• **REQUIREMENT**: Would you print the records below from the first line through the line containing "(688,6) rectangle (963,450);", skipping the pictures?

[Entries with chart source code]
<<<<
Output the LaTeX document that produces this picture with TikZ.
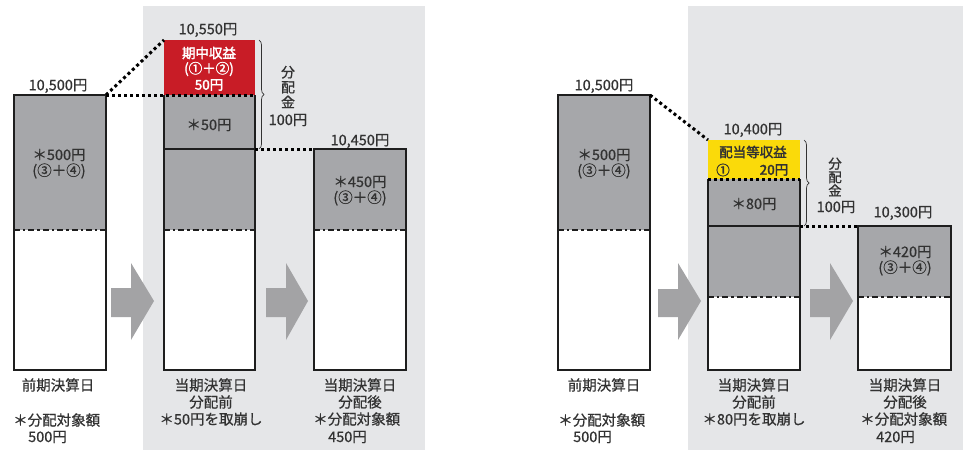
\documentclass[tikz,border=0pt]{standalone}
\usepackage{fontspec}
\setmainfont{Noto Sans CJK JP}[FakeBold=0.7]
\newfontfamily\boldjp{Noto Sans CJK JP}[FakeBold=2.2]
\usetikzlibrary{decorations.pathreplacing}
\definecolor{panelbg}{RGB}{229,230,232}
\definecolor{boxgray}{RGB}{166,167,170}
\definecolor{redc}{RGB}{200,28,38}
\definecolor{yelc}{RGB}{250,218,10}
\definecolor{arrowc}{RGB}{163,163,165}
\definecolor{txt}{RGB}{50,50,50}
\definecolor{framec}{RGB}{30,30,30}
\tikzset{
  lbl/.style={font=\fontsize{14.5}{17}\selectfont, text=txt, inner sep=0pt},
  num/.style={font=\fontsize{14.5}{17}\selectfont, text=txt, inner sep=0pt},
  onred/.style={font=\fontsize{13.5}{16}\boldjp, text=white, inner sep=0pt},
  onyel/.style={font=\fontsize{13.5}{16}\boldjp, text=txt, inner sep=0pt},
  vert/.style={font=\fontsize{14}{15}\selectfont, text=txt, inner sep=0pt, align=center},
  frame/.style={draw=framec, line width=2.6pt},
  dashdotline/.style={draw=framec, line width=2.4pt, dash pattern=on 6pt off 3pt on 2.4pt off 3pt},
  dotline/.style={draw=black, line width=3pt, dash pattern=on 3pt off 3pt},
  bracestyle/.style={draw=txt, line width=0.7pt, decorate, decoration={brace, amplitude=5pt}},
  blockarrow/.style={fill=arrowc},
}
\begin{document}
\begin{tikzpicture}[x=1pt,y=-1pt]
\useasboundingbox (0,0) rectangle (963,450);
% panels
\fill[panelbg] (143,6) rectangle (425,450);
\fill[panelbg] (688,6) rectangle (963,450);

%%%%%%%%%%%% LEFT PANEL
% box A1
\coordinate (A1nw) at (14,95);
\coordinate (A1ne) at (106,95);
\coordinate (A1sw) at (14,370);
\coordinate (A1se) at (106,370);
\coordinate (A1dl) at (14,230);
\coordinate (A1dr) at (106,230);
\fill[boxgray] (A1nw) rectangle (A1dr);
\fill[white] (A1dl) rectangle (A1se);
\draw[dashdotline] (A1dl) -- (A1dr);
\draw[frame] (A1nw) rectangle (A1se);
% box A2
\coordinate (A2tl) at (164,40);
\coordinate (A2tr) at (255,40);
\coordinate (A2nw) at (164,95);
\coordinate (A2ne) at (255,95);
\coordinate (A2ml) at (164,149);
\coordinate (A2mr) at (255,149);
\coordinate (A2dl) at (164,230);
\coordinate (A2dr) at (255,230);
\coordinate (A2sw) at (164,370);
\coordinate (A2se) at (255,370);
\fill[redc] (A2tl) rectangle (A2ne);
\fill[boxgray] (A2nw) rectangle (A2dr);
\fill[white] (A2dl) rectangle (A2se);
\draw[dashdotline] (A2dl) -- (A2dr);
\draw[frame] (A2nw) -- (A2sw) -- (A2se) -- (A2ne);
\draw[frame] (A2ml) -- (A2mr);
% box A3
\coordinate (A3nw) at (314,149);
\coordinate (A3ne) at (406,149);
\coordinate (A3dl) at (314,230);
\coordinate (A3dr) at (406,230);
\coordinate (A3se) at (406,370);
\fill[boxgray] (A3nw) rectangle (A3dr);
\fill[white] (A3dl) rectangle (A3se);
\draw[dashdotline] (A3dl) -- (A3dr);
\draw[frame] (A3nw) rectangle (A3se);
% dotted connectors
\draw[dotline] (A1ne) -- (A2tl);
\draw[dotline] (A1ne) -- (A2ne);
\draw[dotline] (A2mr) -- (A3nw);
% brace
\coordinate (AB1) at (259,40);
\coordinate (AB2) at (259,149);
\draw[bracestyle] (AB1) -- (AB2);
% arrows
\fill[blockarrow] (111,288) -- (131,288) -- (131,263) -- (154,301) -- (131,340) -- (131,317) -- (111,317) -- cycle;
\fill[blockarrow] (266,288) -- (286,288) -- (286,263) -- (308,301) -- (286,340) -- (286,317) -- (266,317) -- cycle;
% texts
\node[num] (a1v) at (58,86) {10,500円};
\node[num] (a2v) at (208,30) {10,550円};
\node[num] (a3v) at (360,141) {10,450円};
\node[lbl] (a1t1) at (59,155) {＊500円};
\node[lbl] (a1t2) at (59,171) {(③＋④)};
\node[onred] (a2r1) at (209,53) {期中収益};
\node[onred] (a2r2) at (209,69) {(①＋②)};
\node[onred] (a2r3) at (209,85) {50円};
\node[lbl] (a2t1) at (209,125) {＊50円};
\node[lbl] (a3t1) at (360,182) {＊450円};
\node[lbl] (a3t2) at (360,198) {(③＋④)};
\node[vert] (abv) at (288,87) {分\\配\\金};
\node[lbl] (abn) at (288,120) {100円};
\node[lbl] (L1a) at (58,385) {前期決算日};
\node[lbl, anchor=west] (L1b) at (13,420) {＊分配対象額};
\node[lbl, anchor=west] (L1c) at (28,437) {500円};
\node[lbl] (L2a) at (211,385) {当期決算日};
\node[lbl] (L2b) at (211,402) {分配前};
\node[lbl] (L2c) at (211,419) {＊50円を取崩し};
\node[lbl] (L3a) at (360,385) {当期決算日};
\node[lbl] (L3b) at (360,402) {分配後};
\node[lbl, anchor=west] (L3c) at (313,419) {＊分配対象額};
\node[lbl, anchor=west] (L3d) at (328,437) {450円};

%%%%%%%%%%%% RIGHT PANEL
% box B1
\coordinate (B1nw) at (558,95);
\coordinate (B1ne) at (650,95);
\coordinate (B1dl) at (558,230);
\coordinate (B1dr) at (650,230);
\coordinate (B1se) at (650,370);
\fill[boxgray] (B1nw) rectangle (B1dr);
\fill[white] (B1dl) rectangle (B1se);
\draw[dashdotline] (B1dl) -- (B1dr);
\draw[frame] (B1nw) rectangle (B1se);
% box B2
\coordinate (B2tl) at (708,140);
\coordinate (B2nw) at (708,179);
\coordinate (B2ne) at (800,179);
\coordinate (B2ml) at (708,226);
\coordinate (B2mr) at (800,226);
\coordinate (B2dl) at (708,297);
\coordinate (B2dr) at (800,297);
\coordinate (B2sw) at (708,370);
\coordinate (B2se) at (800,370);
\fill[yelc] (B2tl) rectangle (B2ne);
\fill[boxgray] (B2nw) rectangle (B2dr);
\fill[white] (B2dl) rectangle (B2se);
\draw[dashdotline] (B2dl) -- (B2dr);
\draw[frame] (B2nw) -- (B2sw) -- (B2se) -- (B2ne);
\draw[frame] (B2ml) -- (B2mr);
\draw[dotline] (B2nw) -- (B2ne);
% box B3
\coordinate (B3nw) at (858,226);
\coordinate (B3dl) at (858,297);
\coordinate (B3dr) at (951,297);
\coordinate (B3se) at (951,370);
\fill[boxgray] (B3nw) rectangle (B3dr);
\fill[white] (B3dl) rectangle (B3se);
\draw[dashdotline] (B3dl) -- (B3dr);
\draw[frame] (B3nw) rectangle (B3se);
% dotted connectors
\draw[dotline] (B1ne) -- (B2tl);
\draw[dotline] (B2mr) -- (B3nw);
% brace
\coordinate (BB1) at (804,140);
\coordinate (BB2) at (804,226);
\draw[bracestyle] (BB1) -- (BB2);
% arrows
\fill[blockarrow] (658,289) -- (678,289) -- (678,263) -- (701,301) -- (678,340) -- (678,317) -- (658,317) -- cycle;
\fill[blockarrow] (810,289) -- (830,289) -- (830,263) -- (853,301) -- (830,340) -- (830,317) -- (810,317) -- cycle;
% texts
\node[num] (b1v) at (604,86) {10,500円};
\node[num] (b2v) at (753,130) {10,400円};
\node[num] (b3v) at (903,213) {10,300円};
\node[lbl] (b1t1) at (604,155) {＊500円};
\node[lbl] (b1t2) at (604,171) {(③＋④)};
\node[onyel] (b2y1) at (753,152) {配当等収益};
\node[onyel] (b2y2) at (723,170) {①};
\node[onyel] (b2y3) at (774,170) {20円};
\node[lbl] (b2t1) at (754,204) {＊80円};
\node[lbl] (b3t1) at (905,252) {＊420円};
\node[lbl] (b3t2) at (905,268) {(③＋④)};
\node[vert, font=\fontsize{13.5}{13.5}\selectfont] (bbv) at (835,177) {分\\配\\金};
\node[lbl] (bbn) at (836,207) {100円};
\node[lbl] (R1a) at (604,385) {前期決算日};
\node[lbl, anchor=west] (R1b) at (558,420) {＊分配対象額};
\node[lbl, anchor=west] (R1c) at (573,437) {500円};
\node[lbl] (R2a) at (754,385) {当期決算日};
\node[lbl] (R2b) at (754,402) {分配前};
\node[lbl] (R2c) at (754,419) {＊80円を取崩し};
\node[lbl] (R3a) at (905,385) {当期決算日};
\node[lbl] (R3b) at (905,402) {分配後};
\node[lbl, anchor=west] (R3c) at (860,419) {＊分配対象額};
\node[lbl, anchor=west] (R3d) at (876,437) {420円};
\end{tikzpicture}
\end{document}
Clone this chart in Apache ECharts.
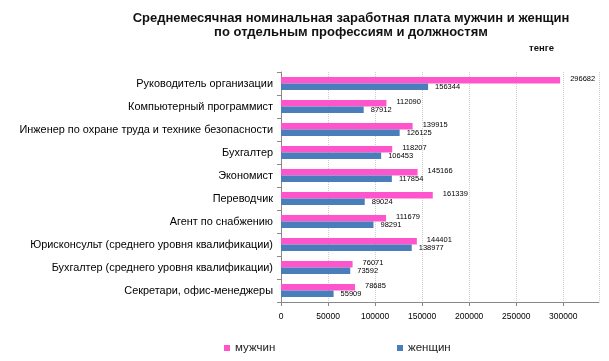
>>>>
• **WRITTEN RESPONSE**:
Output the LaTeX document that produces this picture with TikZ.
\documentclass[tikz,border=0pt]{standalone}
\usepackage{fontspec}
\setmainfont{Noto Sans CJK JP}[FakeBold=0.7]
\newfontfamily\boldjp{Noto Sans CJK JP}[FakeBold=2.2]
\usetikzlibrary{decorations.pathreplacing}
\definecolor{panelbg}{RGB}{229,230,232}
\definecolor{boxgray}{RGB}{166,167,170}
\definecolor{redc}{RGB}{200,28,38}
\definecolor{yelc}{RGB}{250,218,10}
\definecolor{arrowc}{RGB}{163,163,165}
\definecolor{txt}{RGB}{50,50,50}
\definecolor{framec}{RGB}{30,30,30}
\tikzset{
  lbl/.style={font=\fontsize{14.5}{17}\selectfont, text=txt, inner sep=0pt},
  num/.style={font=\fontsize{14.5}{17}\selectfont, text=txt, inner sep=0pt},
  onred/.style={font=\fontsize{13.5}{16}\boldjp, text=white, inner sep=0pt},
  onyel/.style={font=\fontsize{13.5}{16}\boldjp, text=txt, inner sep=0pt},
  vert/.style={font=\fontsize{14}{15}\selectfont, text=txt, inner sep=0pt, align=center},
  frame/.style={draw=framec, line width=2.6pt},
  dashdotline/.style={draw=framec, line width=2.4pt, dash pattern=on 6pt off 3pt on 2.4pt off 3pt},
  dotline/.style={draw=black, line width=3pt, dash pattern=on 3pt off 3pt},
  bracestyle/.style={draw=txt, line width=0.7pt, decorate, decoration={brace, amplitude=5pt}},
  blockarrow/.style={fill=arrowc},
}
\begin{document}
\begin{tikzpicture}[x=1pt,y=-1pt]
\useasboundingbox (0,0) rectangle (963,450);
% panels
\fill[panelbg] (143,6) rectangle (425,450);
\fill[panelbg] (688,6) rectangle (963,450);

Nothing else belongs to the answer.